Frank and April are in perfect sync as he acts the part of the man she loves and she showers him with affirmation. She supports his perception of himself as a powerful figure whom she respects, and his insecurities melt away. Frank thinks back on his experience in the army, when he first became confident of himself as a man, while April flatteringly suggests that having sex with him for the first time was one of the great moments in her life. Neither parent pays much attention to their children’s feelings, however, while the children are acutely aware of the change in their parents’ behavior.
A few weeks later, the perfect fantasy begins to crack for Frank. When Frank asks April why she seems set on moving to Paris instead of elsewhere in Europe, April explains that his knowledge of the language and the neighborhoods will be helpful to them. Frank feels shaken, wondering if he really gave her the impression that he knows French. He tries to reassure himself, but he hardly knows French, and only knows the city from wandering around it as a soldier and visiting prostitutes, feeling excluded from the sophisticated life of real Parisians. Frank is even more surprised one night to hear that April went into New York City that day and applied at an overseas employment agency, made arrangements for their passports and bought several books in French, including a French grammar for him that is much too advanced. Sensing Frank’s discomfort, April apologizes for doing these things, saying that he would have been better at handling them.
Frank begins to realize that moving to Europe will force him to live up to his own portrayal of himself to April. He has always played the role of the sophisticated, brilliant man of the world trapped in a humdrum suburban life, and now he fears that these pretensions will be unmasked. He feels worried that he will lose April’s love and respect if he doesn’t live up to the image he has given her of himself. He is also made uncomfortable by the way April is doing things independently, without consulting him. This undermines his feeling that she depends on him, which is necessary to his sense of himself as a confident, strong man.
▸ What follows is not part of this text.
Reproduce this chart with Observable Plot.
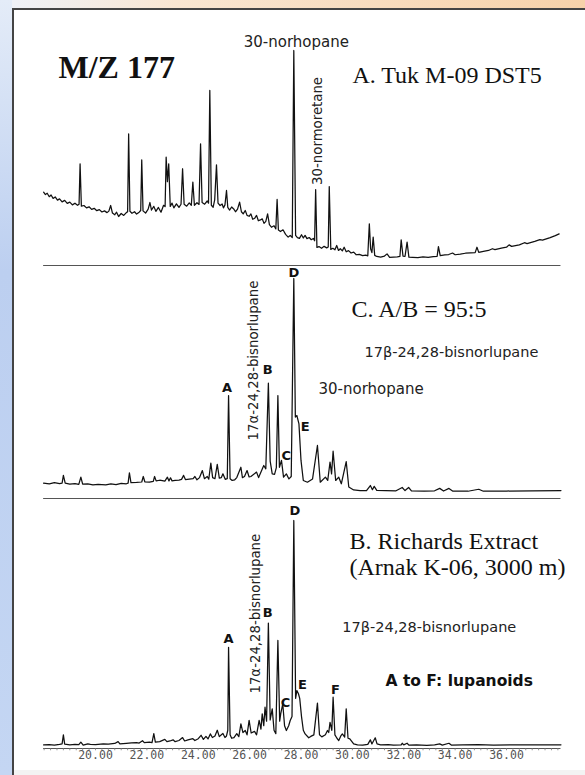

The next night, April tells Frank that she has bad news. Helen Givings invited them to dinner the next day. April declined, but then, realizing they needed to speak to Helen about selling the house, agreed that Helen should come visit them after dinner instead. Hopefully, she says, they can deal with Helen only as a realtor from then on. But after settling this with Helen, April remembered prior plans with the Campbells. Milly sounded so hurt when April tried to cancel that April agreed they would visit the Campbells that night instead. April apologizes for scheduling such a boring weekend, but Frank secretly feels excited to tell the Campbells about moving to Europe. He asks April not to tell Mrs. Givings their plan for Europe, and April replies that they don’t need to tell the Campbells either. Frank is about to object that the Campbells are their friends and he wants to tell them, but stops himself.
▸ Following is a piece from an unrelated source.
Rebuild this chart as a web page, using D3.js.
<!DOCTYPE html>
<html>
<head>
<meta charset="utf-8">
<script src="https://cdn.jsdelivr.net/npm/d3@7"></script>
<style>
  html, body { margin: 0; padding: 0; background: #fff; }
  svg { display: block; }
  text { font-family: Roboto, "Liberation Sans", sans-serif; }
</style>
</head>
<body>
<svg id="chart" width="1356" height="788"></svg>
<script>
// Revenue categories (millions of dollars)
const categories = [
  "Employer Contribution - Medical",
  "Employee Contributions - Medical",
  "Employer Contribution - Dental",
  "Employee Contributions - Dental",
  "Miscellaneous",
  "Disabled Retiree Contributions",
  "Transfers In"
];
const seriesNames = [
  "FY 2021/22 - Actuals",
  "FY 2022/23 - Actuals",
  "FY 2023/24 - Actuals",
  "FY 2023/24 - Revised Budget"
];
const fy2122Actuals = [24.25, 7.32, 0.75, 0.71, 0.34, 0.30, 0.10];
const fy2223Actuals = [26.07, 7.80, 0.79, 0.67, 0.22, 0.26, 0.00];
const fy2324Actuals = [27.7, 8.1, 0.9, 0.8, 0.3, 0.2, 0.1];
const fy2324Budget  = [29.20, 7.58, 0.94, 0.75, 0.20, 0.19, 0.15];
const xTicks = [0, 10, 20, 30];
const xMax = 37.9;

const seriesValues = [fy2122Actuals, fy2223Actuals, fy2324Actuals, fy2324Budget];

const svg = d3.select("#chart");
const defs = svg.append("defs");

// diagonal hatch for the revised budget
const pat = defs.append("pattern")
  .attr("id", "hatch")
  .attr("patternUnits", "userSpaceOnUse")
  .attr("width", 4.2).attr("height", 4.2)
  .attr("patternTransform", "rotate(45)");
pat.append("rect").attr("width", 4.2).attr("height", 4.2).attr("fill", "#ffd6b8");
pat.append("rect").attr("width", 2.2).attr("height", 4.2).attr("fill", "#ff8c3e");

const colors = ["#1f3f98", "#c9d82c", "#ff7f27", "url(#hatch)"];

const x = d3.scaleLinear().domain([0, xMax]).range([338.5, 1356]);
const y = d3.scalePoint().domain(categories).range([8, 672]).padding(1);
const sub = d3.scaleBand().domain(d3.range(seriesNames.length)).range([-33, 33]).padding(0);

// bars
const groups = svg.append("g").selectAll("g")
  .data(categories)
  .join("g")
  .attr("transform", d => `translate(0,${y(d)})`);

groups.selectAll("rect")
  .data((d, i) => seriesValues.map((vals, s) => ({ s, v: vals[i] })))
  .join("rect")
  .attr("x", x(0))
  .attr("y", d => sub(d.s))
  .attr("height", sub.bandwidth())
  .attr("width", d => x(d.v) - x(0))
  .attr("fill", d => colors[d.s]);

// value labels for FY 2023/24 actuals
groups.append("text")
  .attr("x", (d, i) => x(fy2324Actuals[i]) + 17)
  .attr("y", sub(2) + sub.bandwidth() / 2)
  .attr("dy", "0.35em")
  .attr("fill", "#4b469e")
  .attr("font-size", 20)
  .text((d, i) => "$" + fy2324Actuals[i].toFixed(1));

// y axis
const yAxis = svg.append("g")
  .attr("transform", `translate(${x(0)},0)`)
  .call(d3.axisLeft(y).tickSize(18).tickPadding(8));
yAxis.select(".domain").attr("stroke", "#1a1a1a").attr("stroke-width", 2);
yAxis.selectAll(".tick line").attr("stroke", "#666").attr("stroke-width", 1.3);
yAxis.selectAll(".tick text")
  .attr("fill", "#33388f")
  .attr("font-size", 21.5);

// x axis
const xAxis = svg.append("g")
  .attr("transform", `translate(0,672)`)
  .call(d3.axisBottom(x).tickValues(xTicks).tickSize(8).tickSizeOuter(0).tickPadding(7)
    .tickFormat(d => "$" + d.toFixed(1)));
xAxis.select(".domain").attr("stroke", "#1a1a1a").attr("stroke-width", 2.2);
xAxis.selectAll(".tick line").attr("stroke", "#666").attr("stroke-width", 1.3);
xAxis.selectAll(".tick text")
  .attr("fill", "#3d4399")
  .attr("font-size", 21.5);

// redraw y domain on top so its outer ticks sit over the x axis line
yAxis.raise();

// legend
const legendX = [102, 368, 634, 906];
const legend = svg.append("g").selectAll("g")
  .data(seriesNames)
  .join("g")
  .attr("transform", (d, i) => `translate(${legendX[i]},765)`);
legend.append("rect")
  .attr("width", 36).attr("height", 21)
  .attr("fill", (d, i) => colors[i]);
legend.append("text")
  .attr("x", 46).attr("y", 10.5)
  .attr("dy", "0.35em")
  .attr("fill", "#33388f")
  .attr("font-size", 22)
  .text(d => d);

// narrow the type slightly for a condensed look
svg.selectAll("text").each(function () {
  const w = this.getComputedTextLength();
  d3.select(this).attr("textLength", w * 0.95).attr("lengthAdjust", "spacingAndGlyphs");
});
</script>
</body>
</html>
April’s attitude is that they will soon leave their boring life behind. She has already written off the Campbells as uninteresting people who are unworthy of their friendship. Frank, on the other hand, still cares about the Campbells. His self-esteem is boosted when he plays up his image as a freethinker and they applaud him for it. Yet Frank is also worried about telling Mrs. Givings that April plans to work in Europe while he makes no income. Just as when Frank was self-conscious about Mrs. Givings seeing April mow the lawn, he now worries that she thinks he does not take his responsibilities as a man and husband seriously.